Abstract

The structure of 19,20,22 C has been investigated using high-energy (around 240 MeV/nucleon) one-and two-neutron removal reactions on a carbon target. Measurements were made of the inclusive cross sections and momentum distributions for the charged residues. Narrow momentum distributions were observed for one-neutron removal from 19 C and 20 C and two-neutron removal from 22 C. Two-neutron removal from 20 C resulted in a relatively broad momentum distribution. The results are compared with eikonal-model calculations combined with shell-model structure information. The neutron removal cross sections and associated momentum distributions are calculated for transitions to both the particle-bound and particle-unbound final states. The calculations take into account the population of the mass A -1 reaction residues A-1 C and, following one-neutron emission after one-neutron removal, the mass A -2 two-neutron removal residues A-2 C. The smaller contributions of direct two-neutron removal, that populate the A-2 C residues in a single step, are also computed.
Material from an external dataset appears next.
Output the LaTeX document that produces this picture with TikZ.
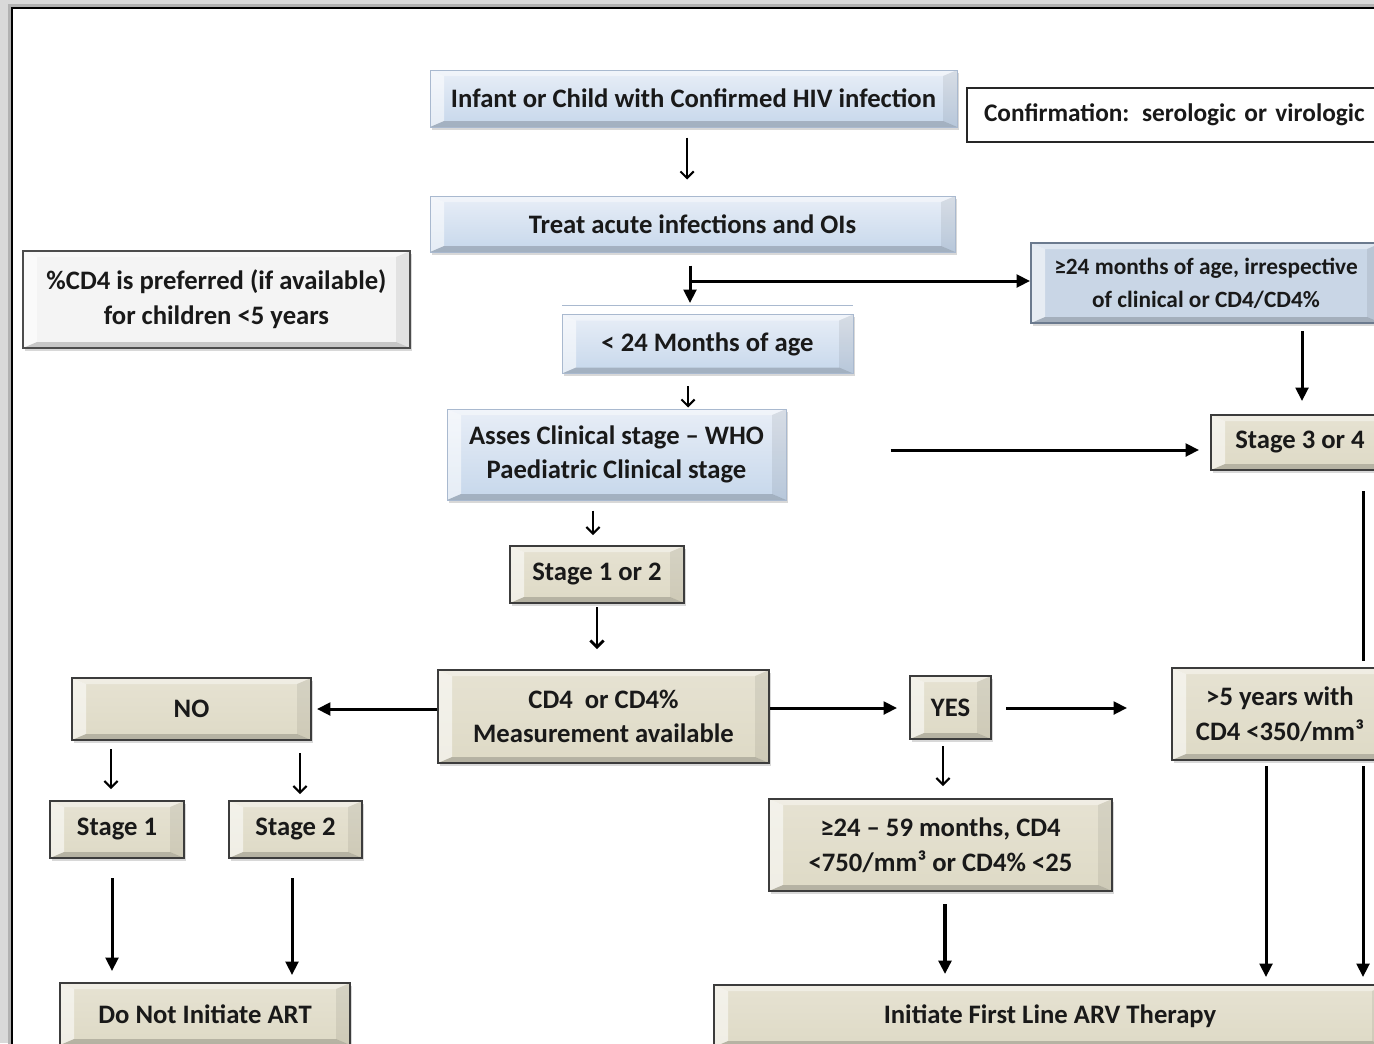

The data and calculations are shown to be in good overall agreement and consistent with the predicted shell-model ground-state configurations and one-neutron overlaps with low-lying states in 18-21 C. These suggest significant s 2 1/2 valence neutron configurations in both 20 C and 22 C. The results for 22 C strongly support the picture of 22 C as a two-neutron halo nucleus with a dominant s 2 1/2 ground-state configuration.